# Written instruction
In this exercise, the entries below include pictures. Repeat exactly the lines from the line with "Write the React, TypeScript" to the line with "import * as d3 from 'd3';", including both, but without the pictures.
+++ Raw records
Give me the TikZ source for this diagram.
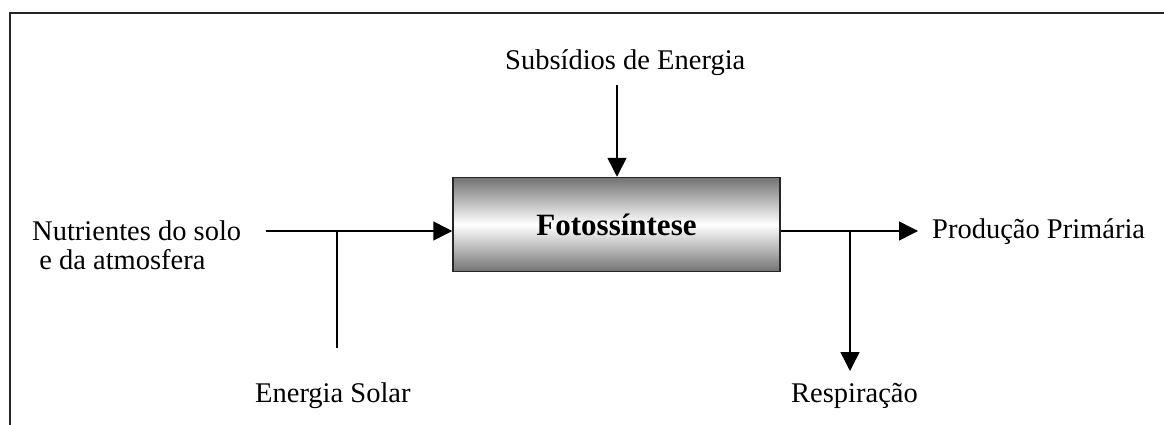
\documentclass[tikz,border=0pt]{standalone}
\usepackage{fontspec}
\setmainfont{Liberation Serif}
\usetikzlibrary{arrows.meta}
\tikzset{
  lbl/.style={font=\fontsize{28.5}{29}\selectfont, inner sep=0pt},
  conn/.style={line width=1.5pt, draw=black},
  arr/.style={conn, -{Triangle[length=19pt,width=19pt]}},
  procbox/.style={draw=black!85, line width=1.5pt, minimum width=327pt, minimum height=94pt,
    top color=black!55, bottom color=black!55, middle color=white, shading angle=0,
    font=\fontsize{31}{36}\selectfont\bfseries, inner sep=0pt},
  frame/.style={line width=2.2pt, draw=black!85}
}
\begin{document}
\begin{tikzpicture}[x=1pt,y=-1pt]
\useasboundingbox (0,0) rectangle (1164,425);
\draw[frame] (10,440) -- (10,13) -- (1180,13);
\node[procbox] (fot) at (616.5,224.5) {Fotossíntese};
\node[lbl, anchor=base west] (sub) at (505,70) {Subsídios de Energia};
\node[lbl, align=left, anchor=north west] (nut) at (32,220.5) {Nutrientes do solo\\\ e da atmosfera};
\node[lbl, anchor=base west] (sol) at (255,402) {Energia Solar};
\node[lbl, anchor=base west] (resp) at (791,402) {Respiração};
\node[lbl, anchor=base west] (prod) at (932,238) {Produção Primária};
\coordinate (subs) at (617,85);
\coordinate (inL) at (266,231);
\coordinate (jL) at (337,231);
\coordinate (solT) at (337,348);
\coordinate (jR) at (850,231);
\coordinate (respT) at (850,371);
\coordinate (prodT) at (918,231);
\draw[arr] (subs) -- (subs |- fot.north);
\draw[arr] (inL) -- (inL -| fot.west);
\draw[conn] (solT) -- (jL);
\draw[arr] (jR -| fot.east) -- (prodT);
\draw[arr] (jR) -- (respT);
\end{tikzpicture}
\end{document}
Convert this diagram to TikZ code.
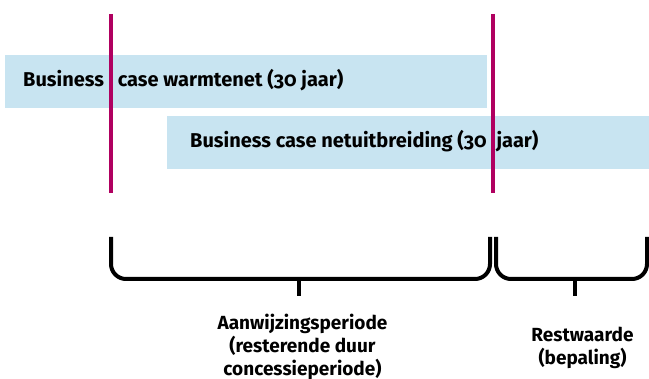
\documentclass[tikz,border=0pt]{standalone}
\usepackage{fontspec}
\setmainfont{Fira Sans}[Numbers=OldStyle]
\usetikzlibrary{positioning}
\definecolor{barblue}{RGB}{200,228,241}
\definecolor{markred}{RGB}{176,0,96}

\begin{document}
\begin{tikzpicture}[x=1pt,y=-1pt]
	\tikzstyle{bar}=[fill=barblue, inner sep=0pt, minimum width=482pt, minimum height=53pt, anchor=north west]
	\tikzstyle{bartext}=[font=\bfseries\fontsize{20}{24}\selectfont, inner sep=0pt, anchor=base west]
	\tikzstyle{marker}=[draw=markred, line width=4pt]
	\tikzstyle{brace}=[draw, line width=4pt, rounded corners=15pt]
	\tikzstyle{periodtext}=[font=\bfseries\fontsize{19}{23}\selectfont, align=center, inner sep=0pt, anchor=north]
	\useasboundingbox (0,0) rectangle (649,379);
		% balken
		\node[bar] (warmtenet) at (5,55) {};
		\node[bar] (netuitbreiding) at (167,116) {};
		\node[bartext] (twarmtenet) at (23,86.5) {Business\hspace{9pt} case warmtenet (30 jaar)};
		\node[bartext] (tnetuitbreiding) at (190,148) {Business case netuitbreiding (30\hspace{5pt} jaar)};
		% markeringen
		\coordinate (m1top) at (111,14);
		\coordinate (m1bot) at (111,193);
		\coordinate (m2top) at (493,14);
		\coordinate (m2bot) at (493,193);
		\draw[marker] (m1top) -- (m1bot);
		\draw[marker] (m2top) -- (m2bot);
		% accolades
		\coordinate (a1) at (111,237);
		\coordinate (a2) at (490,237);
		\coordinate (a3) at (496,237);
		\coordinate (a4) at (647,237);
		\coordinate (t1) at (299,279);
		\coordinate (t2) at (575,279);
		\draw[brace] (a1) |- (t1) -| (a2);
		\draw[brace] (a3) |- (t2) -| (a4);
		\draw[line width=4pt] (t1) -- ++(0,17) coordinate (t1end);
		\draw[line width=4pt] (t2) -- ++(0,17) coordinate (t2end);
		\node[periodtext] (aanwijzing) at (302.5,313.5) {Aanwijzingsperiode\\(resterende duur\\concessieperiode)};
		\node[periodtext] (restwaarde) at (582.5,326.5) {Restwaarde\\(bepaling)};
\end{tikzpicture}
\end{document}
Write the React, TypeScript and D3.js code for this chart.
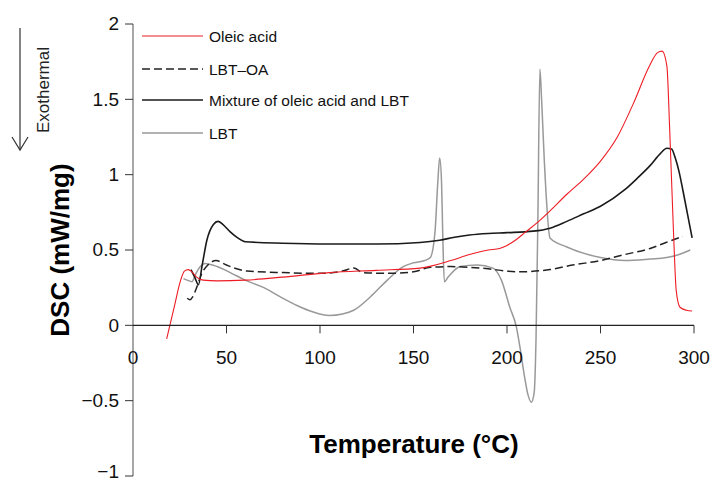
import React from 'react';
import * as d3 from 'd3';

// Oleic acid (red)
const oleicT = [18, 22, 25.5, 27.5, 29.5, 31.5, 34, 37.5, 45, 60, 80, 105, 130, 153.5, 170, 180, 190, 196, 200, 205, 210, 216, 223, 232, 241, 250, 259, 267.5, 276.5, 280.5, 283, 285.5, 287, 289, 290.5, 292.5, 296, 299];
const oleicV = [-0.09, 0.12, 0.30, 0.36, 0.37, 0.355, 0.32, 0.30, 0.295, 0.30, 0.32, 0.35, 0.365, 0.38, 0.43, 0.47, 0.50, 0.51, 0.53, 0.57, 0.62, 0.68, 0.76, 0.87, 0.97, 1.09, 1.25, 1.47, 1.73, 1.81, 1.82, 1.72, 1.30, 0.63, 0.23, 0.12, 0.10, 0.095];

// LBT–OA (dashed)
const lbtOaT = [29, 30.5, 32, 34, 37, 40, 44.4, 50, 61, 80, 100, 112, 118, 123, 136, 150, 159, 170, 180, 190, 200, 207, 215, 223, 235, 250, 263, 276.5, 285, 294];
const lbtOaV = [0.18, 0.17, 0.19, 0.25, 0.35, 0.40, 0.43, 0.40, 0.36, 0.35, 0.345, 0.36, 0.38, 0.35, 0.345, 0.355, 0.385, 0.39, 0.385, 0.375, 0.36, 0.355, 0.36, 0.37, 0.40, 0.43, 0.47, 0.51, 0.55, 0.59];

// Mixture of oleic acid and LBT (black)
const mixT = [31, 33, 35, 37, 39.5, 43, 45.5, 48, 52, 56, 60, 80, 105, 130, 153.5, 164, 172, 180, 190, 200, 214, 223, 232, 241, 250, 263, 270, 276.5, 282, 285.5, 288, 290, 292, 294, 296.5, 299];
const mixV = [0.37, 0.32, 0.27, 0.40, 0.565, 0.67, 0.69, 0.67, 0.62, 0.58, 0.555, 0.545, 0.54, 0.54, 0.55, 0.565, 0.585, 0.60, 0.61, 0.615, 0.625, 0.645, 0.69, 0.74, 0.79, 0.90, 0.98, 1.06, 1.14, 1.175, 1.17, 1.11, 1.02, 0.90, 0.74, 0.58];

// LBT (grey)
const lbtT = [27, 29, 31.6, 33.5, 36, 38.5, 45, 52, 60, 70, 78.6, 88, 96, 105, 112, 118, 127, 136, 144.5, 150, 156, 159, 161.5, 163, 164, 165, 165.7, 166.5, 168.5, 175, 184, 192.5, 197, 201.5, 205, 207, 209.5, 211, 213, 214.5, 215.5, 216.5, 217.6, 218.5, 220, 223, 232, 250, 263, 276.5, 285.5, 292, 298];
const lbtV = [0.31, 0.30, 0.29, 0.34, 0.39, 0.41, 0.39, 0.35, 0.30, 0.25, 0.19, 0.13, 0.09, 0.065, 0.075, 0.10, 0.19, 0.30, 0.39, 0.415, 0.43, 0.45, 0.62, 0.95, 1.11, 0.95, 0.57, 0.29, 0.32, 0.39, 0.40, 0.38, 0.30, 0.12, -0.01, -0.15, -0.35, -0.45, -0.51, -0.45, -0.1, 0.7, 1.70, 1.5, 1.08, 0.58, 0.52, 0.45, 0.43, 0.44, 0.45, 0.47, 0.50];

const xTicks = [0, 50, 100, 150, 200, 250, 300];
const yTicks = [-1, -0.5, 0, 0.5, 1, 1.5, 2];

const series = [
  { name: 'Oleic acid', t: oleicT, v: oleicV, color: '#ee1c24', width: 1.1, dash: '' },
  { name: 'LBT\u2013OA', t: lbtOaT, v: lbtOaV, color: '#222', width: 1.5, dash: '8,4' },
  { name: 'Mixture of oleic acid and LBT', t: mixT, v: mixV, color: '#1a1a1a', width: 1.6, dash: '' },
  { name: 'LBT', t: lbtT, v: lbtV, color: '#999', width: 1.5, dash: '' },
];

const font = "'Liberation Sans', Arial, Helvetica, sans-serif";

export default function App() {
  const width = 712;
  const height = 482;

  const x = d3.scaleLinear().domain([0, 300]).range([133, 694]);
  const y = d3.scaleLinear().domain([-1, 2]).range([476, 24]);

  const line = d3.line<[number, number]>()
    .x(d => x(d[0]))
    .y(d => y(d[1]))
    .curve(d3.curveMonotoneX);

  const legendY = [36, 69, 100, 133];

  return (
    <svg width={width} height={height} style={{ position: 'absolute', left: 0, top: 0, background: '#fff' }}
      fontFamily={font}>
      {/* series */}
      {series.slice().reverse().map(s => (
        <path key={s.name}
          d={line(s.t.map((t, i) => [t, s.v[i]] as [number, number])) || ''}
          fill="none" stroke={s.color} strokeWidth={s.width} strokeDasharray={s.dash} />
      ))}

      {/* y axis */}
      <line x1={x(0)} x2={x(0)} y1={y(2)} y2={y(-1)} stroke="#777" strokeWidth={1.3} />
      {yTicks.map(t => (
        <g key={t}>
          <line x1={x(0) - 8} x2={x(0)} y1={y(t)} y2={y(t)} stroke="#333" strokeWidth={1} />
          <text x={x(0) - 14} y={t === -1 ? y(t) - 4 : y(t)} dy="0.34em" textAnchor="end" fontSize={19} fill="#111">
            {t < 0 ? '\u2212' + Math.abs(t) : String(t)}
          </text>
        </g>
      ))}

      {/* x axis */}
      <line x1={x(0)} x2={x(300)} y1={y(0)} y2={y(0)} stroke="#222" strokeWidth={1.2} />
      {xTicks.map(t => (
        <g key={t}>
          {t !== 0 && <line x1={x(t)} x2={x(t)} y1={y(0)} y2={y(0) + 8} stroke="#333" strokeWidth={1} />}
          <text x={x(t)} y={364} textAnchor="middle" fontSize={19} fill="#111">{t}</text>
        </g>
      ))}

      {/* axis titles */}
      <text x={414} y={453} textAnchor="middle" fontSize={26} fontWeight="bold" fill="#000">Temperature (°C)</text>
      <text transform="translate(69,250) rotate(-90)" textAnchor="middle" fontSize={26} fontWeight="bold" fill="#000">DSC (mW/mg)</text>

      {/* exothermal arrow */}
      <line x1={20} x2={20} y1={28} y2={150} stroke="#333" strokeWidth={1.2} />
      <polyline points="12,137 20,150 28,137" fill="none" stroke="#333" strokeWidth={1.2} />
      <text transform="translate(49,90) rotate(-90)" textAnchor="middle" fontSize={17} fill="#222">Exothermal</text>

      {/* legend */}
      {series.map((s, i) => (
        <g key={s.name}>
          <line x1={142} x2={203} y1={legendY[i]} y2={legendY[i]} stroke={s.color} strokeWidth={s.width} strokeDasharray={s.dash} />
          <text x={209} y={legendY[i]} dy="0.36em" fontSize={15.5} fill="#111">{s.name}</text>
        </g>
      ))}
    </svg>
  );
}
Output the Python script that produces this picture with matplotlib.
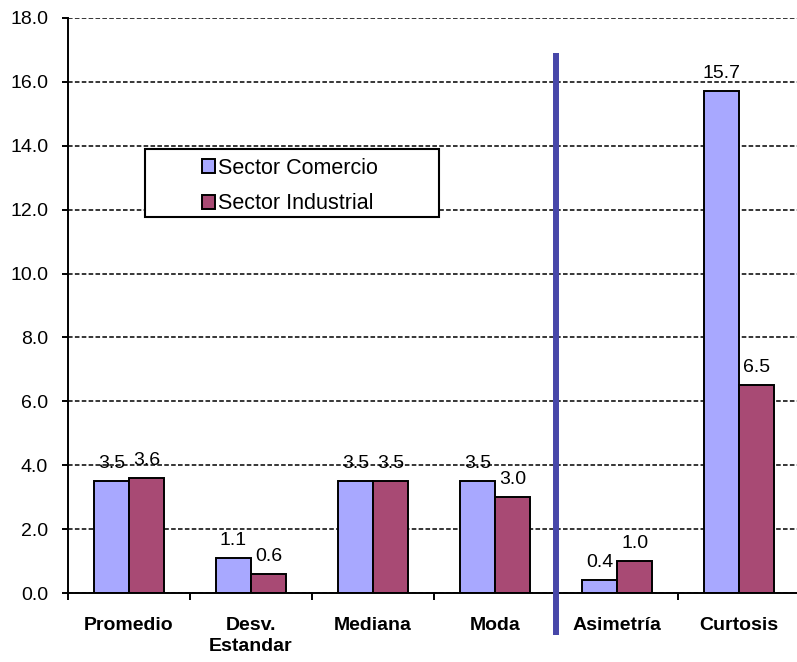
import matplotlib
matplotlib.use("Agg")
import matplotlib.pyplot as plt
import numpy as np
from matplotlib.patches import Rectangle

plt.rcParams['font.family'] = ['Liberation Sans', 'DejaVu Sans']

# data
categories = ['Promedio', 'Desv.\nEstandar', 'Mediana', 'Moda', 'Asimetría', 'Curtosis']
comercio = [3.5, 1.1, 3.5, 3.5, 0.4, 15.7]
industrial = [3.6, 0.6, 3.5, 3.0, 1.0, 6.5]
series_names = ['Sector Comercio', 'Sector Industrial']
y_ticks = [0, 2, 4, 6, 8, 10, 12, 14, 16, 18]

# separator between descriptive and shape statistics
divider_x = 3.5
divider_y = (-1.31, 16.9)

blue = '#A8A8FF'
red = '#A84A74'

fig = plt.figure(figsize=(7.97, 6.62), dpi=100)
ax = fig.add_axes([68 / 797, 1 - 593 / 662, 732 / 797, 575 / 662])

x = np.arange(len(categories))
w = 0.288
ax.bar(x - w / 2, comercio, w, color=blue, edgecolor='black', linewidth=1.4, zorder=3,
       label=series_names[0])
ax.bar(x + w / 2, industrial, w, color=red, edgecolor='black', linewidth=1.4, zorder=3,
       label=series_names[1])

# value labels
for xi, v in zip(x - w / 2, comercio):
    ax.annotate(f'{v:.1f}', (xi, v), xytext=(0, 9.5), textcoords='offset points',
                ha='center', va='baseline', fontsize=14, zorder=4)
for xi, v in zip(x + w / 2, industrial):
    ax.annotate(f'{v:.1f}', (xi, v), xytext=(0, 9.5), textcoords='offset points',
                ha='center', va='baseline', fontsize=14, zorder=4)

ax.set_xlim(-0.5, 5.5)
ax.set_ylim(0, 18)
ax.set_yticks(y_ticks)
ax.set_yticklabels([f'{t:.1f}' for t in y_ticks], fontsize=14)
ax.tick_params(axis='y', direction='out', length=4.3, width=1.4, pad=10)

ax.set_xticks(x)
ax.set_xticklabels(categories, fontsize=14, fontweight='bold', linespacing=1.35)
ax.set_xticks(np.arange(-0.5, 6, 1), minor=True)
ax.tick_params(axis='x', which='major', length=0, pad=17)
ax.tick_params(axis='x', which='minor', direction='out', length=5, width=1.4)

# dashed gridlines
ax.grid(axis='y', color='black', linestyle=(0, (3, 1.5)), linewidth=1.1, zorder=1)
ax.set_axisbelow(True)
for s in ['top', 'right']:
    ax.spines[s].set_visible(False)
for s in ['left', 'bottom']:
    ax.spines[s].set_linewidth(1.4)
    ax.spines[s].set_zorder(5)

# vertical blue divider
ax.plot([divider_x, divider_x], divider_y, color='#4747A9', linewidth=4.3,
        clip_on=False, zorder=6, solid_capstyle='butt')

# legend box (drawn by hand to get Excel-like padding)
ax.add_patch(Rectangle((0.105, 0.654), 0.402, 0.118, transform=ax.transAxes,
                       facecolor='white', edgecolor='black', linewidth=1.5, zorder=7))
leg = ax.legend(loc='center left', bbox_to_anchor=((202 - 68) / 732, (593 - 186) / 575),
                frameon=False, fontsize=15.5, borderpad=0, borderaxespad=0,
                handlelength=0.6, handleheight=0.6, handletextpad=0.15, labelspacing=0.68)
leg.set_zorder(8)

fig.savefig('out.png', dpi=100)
++++++
# Response for this exercise
Write the React, TypeScript and D3.js code for this chart.
import React from 'react';
import * as d3 from 'd3';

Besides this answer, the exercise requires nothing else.